Steps to recreate and update a cluster
You can use the gcloud
command-line tool or the Dataproc API
to copy configuration from an existing cluster, update the copied configuration,
and then create a new cluster with the updated configuration.
gcloud CLI
The example instructions show updating the image version setting in a cluster configuration. You can change the example to update different cluster configuration settings.
- Set variables.
export PROJECT=project-id export REGION=region export OLD_CLUSTER=old-cluster-name export NEW_CLUSTER=new-cluster-name export NEW_IMAGE_VERSION=image-version (for example, '2.2-debian12')
- Export the existing (old) cluster configuration to a YAML file.
gcloud dataproc clusters export $OLD_CLUSTER \ --project=$PROJECT \ --region=$REGION > "${OLD_CLUSTER}-config.yaml"
- Update the configuration. The following example uses
sed
to update the image version.sed -E "s|(^[[:blank:]]+)imageVersion: .+|\1imageVersion: ${NEW_IMAGE_VERSION}|g" "${OLD_CLUSTER}-config.yaml" | sed -E '/^[[:blank:]]+imageUri: /d' > "${NEW_CLUSTER}-config-updated.yaml"
- Create a new cluster with a new name and the updated configuration.
gcloud dataproc clusters import $NEW_CLUSTER \ --project=$PROJECT \ --region=$REGION \ --source="${NEW_CLUSTER}-config-updated.yaml"
- After confirming your workloads run in the new cluster without issues,
delete the existing (old) cluster. IMPORTANT: This step deletes all
data stored in HDFS and on local disk in your cluster.

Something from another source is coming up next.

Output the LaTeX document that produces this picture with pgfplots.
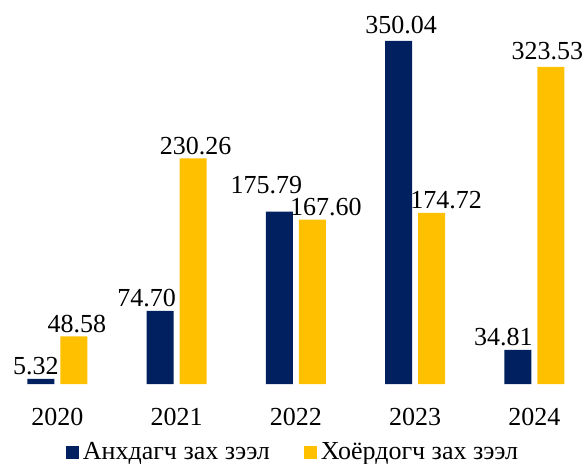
\documentclass[border=0pt]{standalone}
\usepackage{pgfplots}
\pgfplotsset{compat=1.18}
\usepackage{fontspec}
\setmainfont{Liberation Serif}
\newfontfamily\serf{Liberation Serif}
\definecolor{navy}{HTML}{002060}
\definecolor{gold}{HTML}{FFC000}
\begin{document}
\begin{tikzpicture}
\begin{axis}[
  name=ax,
  scale only axis,
  width=294pt, height=192pt,
  xmin=-0.482, xmax=4.449,
  ymin=0, ymax=391.8,
  ybar=3pt, bar width=13.5pt,
  axis line style={draw=none},
  ytick=\empty,
  xtick={0,1,2,3,4},
  xticklabels={2020,2021,2022,2023,2024},
  xtick style={draw=none},
  xticklabel style={font=\serf\fontsize{13}{15}\selectfont, inner sep=0pt, yshift=-7.5pt},
  clip=false,
  point meta=explicit symbolic,
  visualization depends on={value \thisrow{dx} \as \dx},
  visualization depends on={value \thisrow{dy} \as \dy},
  nodes near coords,
  every node near coord/.append style={font=\serf\fontsize{13}{15}\selectfont, inner sep=0pt, anchor=south, xshift=\dx*1pt, yshift=1.75pt+\dy*1pt, text=black},
  legend columns=2,
  legend style={draw=none, at={(0.5,0)}, anchor=north, yshift=-27pt, font=\serf\fontsize{13}{15}\selectfont, inner sep=0pt, /tikz/every even column/.append style={column sep=15pt}},
  legend image code/.code={\fill[#1] (0pt,-3.25pt) rectangle (6.5pt,3.25pt);},
]
\addplot[fill=navy, draw=none] table[x=x, y=y, meta=label] {
x y dx dy label
0 5.32 -2.5 0 5.32
1 74.70 -6.75 0 74.70
2 175.79 -6.5 6.75 175.79
3 350.04 1.25 1.75 350.04
4 34.81 -7.25 0 34.81
};
\addlegendentry{\serf Анхдагч зах зээл}
\addplot[fill=gold, draw=none] table[x=x, y=y, meta=label] {
x y dx dy label
0 48.58 1.5 0 48.58
1 230.26 1.25 0 230.26
2 167.60 6.75 0 167.60
3 174.72 7.25 0 174.72
4 323.53 -1.75 1.75 323.53
};
\addlegendentry{\serf Хоёрдогч зах зээл}
\end{axis}
\pgfresetboundingbox
\path (ax.north west) rectangle ([yshift=-39.5pt]ax.south east);
\end{tikzpicture}
\end{document}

gcloud dataproc clusters delete $OLD_CLUSTER \ --project=$PROJECT \ --region=$REGION
REST API
The example instructions show updating the cluster name and the image version settings in a cluster configuration. You can change the example variables to update different cluster configuration settings.
- Set variables.
export PROJECT=project-id export REGION=region export OLD_CLUSTER=old-cluster-name export NEW_CLUSTER=new-cluster-name export NEW_IMAGE_VERSION=image-version (for example, '2.2-debian12')
- Export the existing (old) cluster configuration to a JSON file.
curl -X GET -H "Authorization: Bearer $(gcloud auth print-access-token)" "https://dataproc.googleapis.com/v1/projects/${PROJECT}/regions/${REGION}/clusters/${OLD_CLUSTER}?alt=json" > "${OLD_CLUSTER}-config.json"
- Update the configuration. The following example uses
jq
to update the cluster name and the image version.jq ".clusterName = \"${NEW_CLUSTER}\" | .config.softwareConfig.imageVersion=\"${NEW_IMAGE_VERSION}\" | del(.config.workerConfig.imageUri) | del(.config.masterConfig.imageUri)" "${OLD_CLUSTER}-config.json" > "${NEW_CLUSTER}-config-updated.json"
- Import the updated cluster configuration to create a new cluster with the updated configuration.
curl -i -X POST -H "Authorization: Bearer $(gcloud auth print-access-token)" -H "Content-Type: application/json; charset=utf-8" -d "@${NEW_CLUSTER}-config-updated.json" "https://dataproc.googleapis.com/v1/projects/${PROJECT}/regions/${REGION}/clusters?alt=json"
- After confirming your workloads run in the new cluster without issues, delete the existing (old) cluster. IMPORTANT: This step deletes all data stored in HDFS and on local disk in your cluster.
curl -X DELETE -H "Authorization: Bearer $(gcloud auth print-access-token)" "https://dataproc.googleapis.com/v1/projects/${PROJECT}/regions/${REGION}/clusters/${OLD_CLUSTER}"
Console
The console does not support recreating a cluster by importing a cluster configuration.